Filinis, Yunanistan'ın IMF'ye 5 Haziran'da ödemesi gereken borç taksitinin ödenmemesi durumunda, Yunan hükümetine 1 aylık süre tanınacağını ancak, bu durumun ülkenin kredibilitesini düşürülmesine neden olarak kredi piyasalarına ulaşmasını daha da zorlaştıracağını belirtti.

Yunanistan'ın kredi notunun düşürülmesinin, ELA (Acil Likitide Yardım Fonu) aracılığıyla Yunan ticari bankalarına likidite sağlayan Avrupa merkez bankası'nın kabul ettiği Yunan tahvillerinin değerini de etkileyebileceğini belirten Filinis, "Bu da bankaların ELA'ya ulaşabilmeleri için daha yüksek garantiler vermek zorunda kalacağı anlamına gelir. Ve tüm bunlar Yunan ekonomisindeki likiditenin daha da azalmasına yola açacaktır. Yatırımcıların bazı bankaların risk altında bulunduğunu düşünerek toplu halde hesaplarını boşaltmaya gitmesiyle durum daha da zorlaşacak. Böyle bir gelişme karşısında, bankaların geçici olarak faaliyetlerini durdurmaları ya da para çekmeleri sınırlandırmaları muhtemeldir" diye konuştu..

BANKALAR BATACAK VE..
Yunanistan'ın IMF'ye borcunu ödememesiyle yaşanacakların temerrüt olarak değerlendirilmesi halinde ise gelişmelerin daha da kötü olacağını ifade eden Filinis, "Böyle bir olasılık borcun tümüyle ilgili bir iflası tetikleyecek ve Avrupa Merkez Bankası'ndan bankalara olan acil yardım tamamen kesilecek. Bu da ELA'nın bankalara sağladığı sermayenin 80,2 milyar avro düzeyinde azalmasına neden olarak bankaların batmasına yol açacak. Tüm bunların ötesinde, CDS (credit default swap) primleri devreye girecek" dedi.

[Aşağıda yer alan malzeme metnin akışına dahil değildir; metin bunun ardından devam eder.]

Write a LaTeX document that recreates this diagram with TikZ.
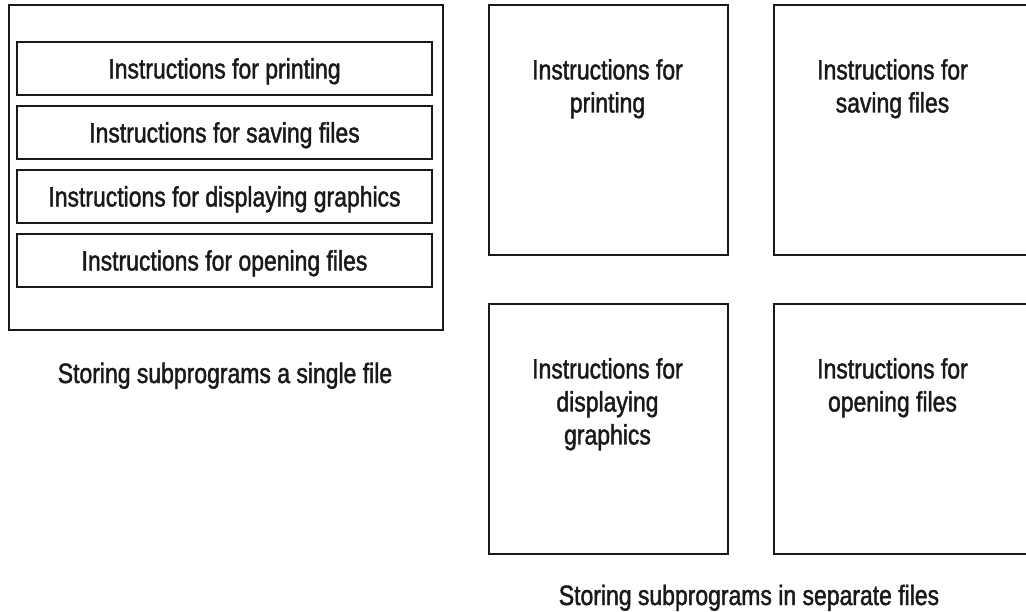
\documentclass[tikz,border=0pt]{standalone}
\usepackage{fontspec}
\setmainfont{Liberation Sans}[FakeStretch=0.82, FakeBold=1.5]
\begin{document}
\begin{tikzpicture}[x=1pt,y=-1pt,
  frame/.style={draw=black!90, line width=2pt},
  lbl/.style={font=\fontsize{28}{33}\selectfont, text=black!90, inner sep=0pt},
  inbox/.style={frame, lbl, minimum width=415pt, minimum height=53pt, text height=20pt, text depth=0pt},
  bigbox/.style={frame, minimum width=239pt, minimum height=250pt, anchor=north west, inner sep=0pt}]
\useasboundingbox (0,0) rectangle (1026,611);
\clip (0,0) rectangle (1026,611);
% left: single file
\node[frame, minimum width=434pt, minimum height=325pt, anchor=north west, inner sep=0pt] (single) at (8,4) {};
\node[inbox] (p1) at (224.5,68.5) {Instructions for printing};
\node[inbox] (p2) at (224.5,132.5) {Instructions for saving files};
\node[inbox] (p3) at (224.5,196.5) {Instructions for displaying graphics};
\node[inbox] (p4) at (224.5,260.5) {Instructions for opening files};
\node[lbl, anchor=base] (lsingle) at (225,383) {Storing subprograms a single file};
% right: separate files
\node[bigbox] (s1) at (488,4) {};
\node[frame, minimum width=280pt, minimum height=250pt, anchor=north west, inner sep=0pt] (s2) at (773,4) {};
\node[bigbox] (s3) at (488,303) {};
\node[frame, minimum width=280pt, minimum height=250pt, anchor=north west, inner sep=0pt] (s4) at (773,303) {};
\node[lbl, align=center, anchor=north] (t1) at (607.5,59) {Instructions for\\printing};
\node[lbl, align=center, anchor=north] (t2) at (892.5,59) {Instructions for\\saving files};
\node[lbl, align=center, anchor=north] (t3) at (607.5,358) {Instructions for\\displaying\\graphics};
\node[lbl, align=center, anchor=north] (t4) at (892.5,358) {Instructions for\\opening files};
\node[lbl, anchor=base] (lsep) at (749,605) {Storing subprograms in separate files};
\end{tikzpicture}
\end{document}
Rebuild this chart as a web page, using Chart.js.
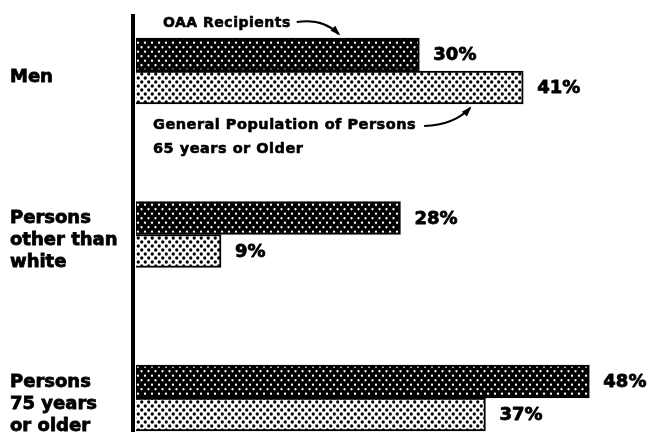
<!DOCTYPE html>
<html>
<head>
<meta charset="utf-8">
<script src="https://cdn.jsdelivr.net/npm/chart.js@4/dist/chart.umd.min.js"></script>
<style>
  html, body { margin: 0; padding: 0; background: #ffffff; }
  #wrap { width: 650px; height: 432px; position: relative; }
</style>
</head>
<body>
<div id="wrap"><canvas id="c" width="650" height="432"></canvas></div>
<script>
// ---- data ----
const categories = [
  ['Men'],
  ['Persons', 'other than', 'white'],
  ['Persons', '75 years', 'or older']
];
const oaaRecipients = [30, 28, 48];
const generalPopulation = [41, 9, 37];
const seriesNames = ['OAA Recipients', 'General Population of Persons 65 years or Older'];

// ---- patterns ----
function makePattern(w, h, bg, fg, dots, r) {
  const c = document.createElement('canvas');
  c.width = w; c.height = h;
  const g = c.getContext('2d');
  g.fillStyle = bg; g.fillRect(0, 0, w, h);
  g.fillStyle = fg;
  dots.forEach(d => { g.beginPath(); g.arc(d[0], d[1], r, 0, Math.PI * 2); g.fill(); });
  return document.getElementById('c').getContext('2d').createPattern(c, 'repeat');
}
const darkPattern = makePattern(7, 9, '#000000', '#ffffff', [[1.5, 2.25], [5, 6.75]], 1.15);
const lightPattern = makePattern(7, 8, '#ffffff', '#000000', [[1.75, 2], [5.25, 6]], 1.65);

const FONT = '"DejaVu Sans", "Liberation Sans", Arial, sans-serif';

function heavyText(ctx, text, x, y) {
  ctx.strokeText(text, x, y);
  ctx.fillText(text, x, y);
}

// axis line + value labels + annotations
const decor = {
  id: 'decor',
  afterDatasetsDraw(chart) {
    const ctx = chart.ctx;
    const area = chart.chartArea;
    ctx.save();
    ctx.fillStyle = '#000';
    ctx.strokeStyle = '#000';
    ctx.lineJoin = 'round';
    // vertical axis rule
    ctx.fillRect(area.left - 5, 14, 4, chart.height - 14);

    // value labels
    ctx.font = 'bold 18px ' + FONT;
    ctx.lineWidth = 0.8;
    ctx.textBaseline = 'middle';
    ctx.textAlign = 'left';
    chart.data.datasets.forEach((ds, di) => {
      const meta = chart.getDatasetMeta(di);
      meta.data.forEach((el, i) => {
        heavyText(ctx, ds.data[i] + '%', el.x + 14, el.y + 1);
      });
    });

    // annotations around the first category
    const dark = chart.getDatasetMeta(0).data[0];
    const light = chart.getDatasetMeta(1).data[0];
    const darkTop = dark.y - dark.height / 2;
    const lightBottom = light.y + light.height / 2;

    ctx.lineWidth = 0.6;
    ctx.font = 'bold 14px ' + FONT;
    ctx.letterSpacing = '0.5px';
    ctx.textBaseline = 'alphabetic';
    const t1x = area.left + 27, t1y = darkTop - 11;
    heavyText(ctx, 'OAA Recipients', t1x, t1y);
    const t1w = ctx.measureText('OAA Recipients').width;

    ctx.font = 'bold 14.5px ' + FONT;
    ctx.letterSpacing = '0.5px';
    const t2x = area.left + 17, t2y = lightBottom + 25;
    heavyText(ctx, 'General Population of Persons', t2x, t2y);
    const t2w = ctx.measureText('General Population of Persons').width;
    heavyText(ctx, '65 years or Older', t2x, t2y + 24);

    // arrows
    ctx.lineWidth = 2;
    function arrow(x0, y0, cx, cy, x1, y1) {
      ctx.beginPath();
      ctx.moveTo(x0, y0);
      ctx.quadraticCurveTo(cx, cy, x1, y1);
      ctx.stroke();
      const ang = Math.atan2(y1 - cy, x1 - cx);
      const L = 9, W = 0.4;
      ctx.beginPath();
      ctx.moveTo(x1 + 2 * Math.cos(ang), y1 + 2 * Math.sin(ang));
      ctx.lineTo(x1 - L * Math.cos(ang - W), y1 - L * Math.sin(ang - W));
      ctx.lineTo(x1 - L * Math.cos(ang + W), y1 - L * Math.sin(ang + W));
      ctx.closePath();
      ctx.fill();
    }
    const a1x = t1x + t1w + 6;
    arrow(a1x, t1y - 5, a1x + 26, t1y - 9, a1x + 42, darkTop - 4);
    const a2x = t2x + t2w + 8;
    arrow(a2x, t2y - 3, a2x + 30, t2y - 4, a2x + 46, lightBottom + 4);
    ctx.restore();
  }
};

new Chart(document.getElementById('c'), {
  type: 'bar',
  data: {
    labels: categories,
    datasets: [
      {
        label: seriesNames[0],
        data: oaaRecipients,
        backgroundColor: darkPattern,
        borderColor: '#000',
        borderWidth: 2,
        clip: false
      },
      {
        label: seriesNames[1],
        data: generalPopulation,
        backgroundColor: lightPattern,
        borderColor: '#000',
        borderWidth: 2,
        clip: false
      }
    ]
  },
  options: {
    indexAxis: 'y',
    responsive: false,
    animation: false,
    devicePixelRatio: 1,
    barThickness: 33,
    layout: { padding: { top: 71, bottom: 34, left: 10, right: 4 } },
    plugins: { legend: { display: false }, tooltip: { enabled: false } },
    scales: {
      x: { display: false, min: 0, max: 54 },
      y: {
        offset: false,
        grid: { display: false },
        border: { display: false },
        ticks: {
          color: '#000',
          padding: 0,
          crossAlign: 'far',
          labelOffset: 6,
          textStrokeColor: '#000',
          textStrokeWidth: 0.8,
          font: { family: FONT, size: 18, weight: 'bold', lineHeight: 1.22 }
        },
        afterFit(scale) { scale.width = 126; }
      }
    }
  },
  plugins: [decor]
});
</script>
</body>
</html>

Kiriakos Filinis, Yunan hükümetinin anlaşmaya yakın olunduğunu belirtmesine karşın, Avrupalıların aynı görüşte olmadığını belirterek, taraflar arasındaki görüş farklılıkları ve zaman darlığı nedeniyle anlaşma sağlanmasının çok zor olduğunu ifade etti.

Kreditörlerle anlaşma sağlanamamasının, yatırımları ve iç tüketimi olumsuz etkileyerek, ülkenin beklentilerini zorlaştırdığını belirten Filinis, ülkedeki ekonomik belirsizlik nedeniyle bankalardaki yatırımların önemli derecede azaldığını söyledi.

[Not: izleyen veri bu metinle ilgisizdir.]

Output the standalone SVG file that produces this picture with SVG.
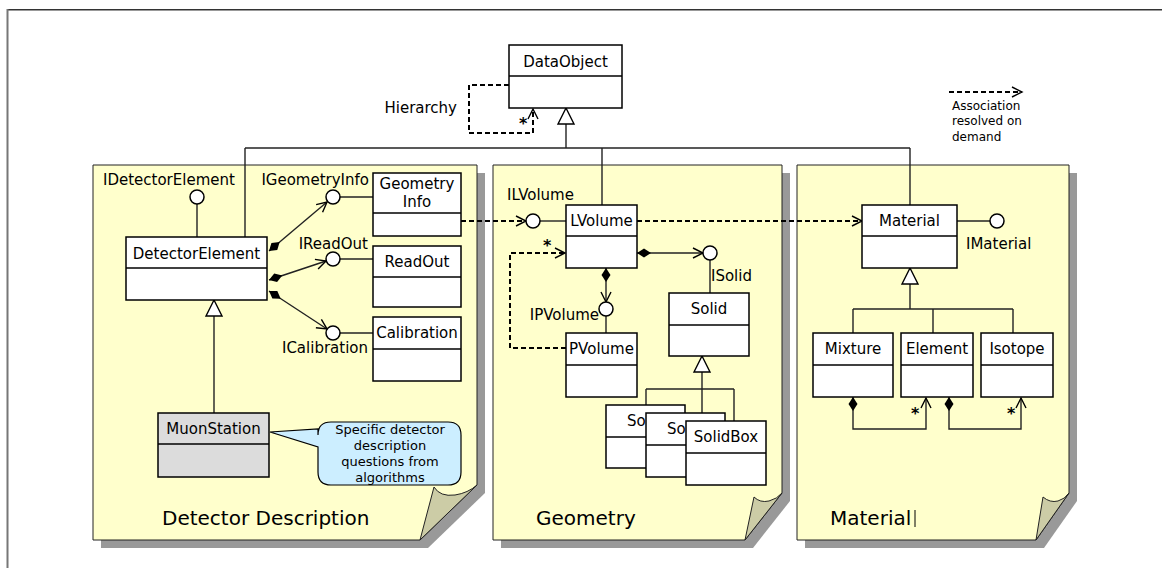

Filinis, bütçedeki kısıtlı imkanların hükümetin ekonomiyi canlandırma politikasını olumsuz etkilediğini ve kamu kurumlarının tedarikçilerine ödemeleri zorlaştırdığını belirterek, olası bir anlaşma durumunda alınacak ek tedbirlerin de yatırım ve tüketim konusundaki kararları olumsuz etkilediğini kaydetti.

ANLAŞMA SAĞLANACAK
ELİAMEP'te görev yapan ekonomist Prof. Dr. Yorgos Cogopulos ise, Yunanistan'ın IMF'ye haziranda ödemesi gereken borç taksitini ödememesinin derecelendirme kurumlarınca temerrüt sayılmayacağını söyledi.

Böyle bir olasılık karşısında Yunanistan'a yükümlülüklerini yerine getirmesi için 1 aylık süre tanınacağını ifade eden Cogopulos, taraflar arasında anlaşma sağlanacağı konusunda iyimser olduğunu belirtti.

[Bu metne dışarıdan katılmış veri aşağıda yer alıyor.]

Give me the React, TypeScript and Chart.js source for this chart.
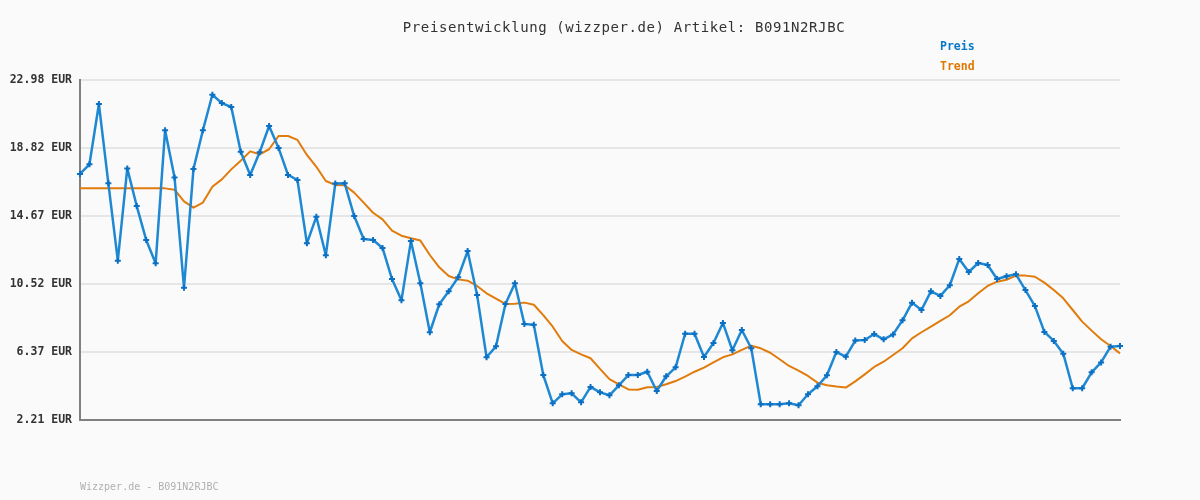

Cogopulos, "Benim görüşüme göre, taraflar arasında anlaşma sağlanacak. Krizin çağdaş tarihi göstermektedir ki atmosfer olumsuz da olsa sonuçta mantık üstün gelmektedir. Şu anda en büyük engeller, Yunanistan içerisinde olan tepkiler ve Almanya'nın üçüncü yardım paketi konusundaki tutumu. Ancak, iç meseleler genellikle Avrupa'nın iyiliği ölçütünde çözümlenir" dedi.

Yunan hükümetinin şubattan itibaren borçları ödemede tutarlılık gösterdiğini ve şu anda da IMF'ye borcunu ödeyebilmek için kreditörlerle çalıştığını belirten Cogopulos, ülkenin ekonomik sorunlarının yeni bir Avrupa anlaşmasının imzalanmasıyla çözümlenebileceğine işaret etti.

Yorgos Cogopulos, sözlerini şöyle tamamladı:

"Yunanistan'ın son aylarda, 2014 yılı ölçütlerine göre bütçe hedeflerini tutturduğu görülüyor. Vergi borçlarının 100 taksit halinde ödenmesiyle ilgili yasal düzenleme yeniden devlet kasalarına para getiriyor. Ancak, 2015 yılı ile ilgili veriler pek cesaret verici değil. En önemli sorun ekonomideki hareketsizlik, ithalat için sermaye eksikliği ve devletin özel sektöre olan yükümlülüklerini yerine getirmesindeki zafiyet. Ancak tüm bunlar, yeni Avrupa anlaşmasının imzalanmasıyla çözümlenebilir. Yunan ekonomisinin kalkınmasındaki temel parametre içte ve dıştaki psikolojik durumdur.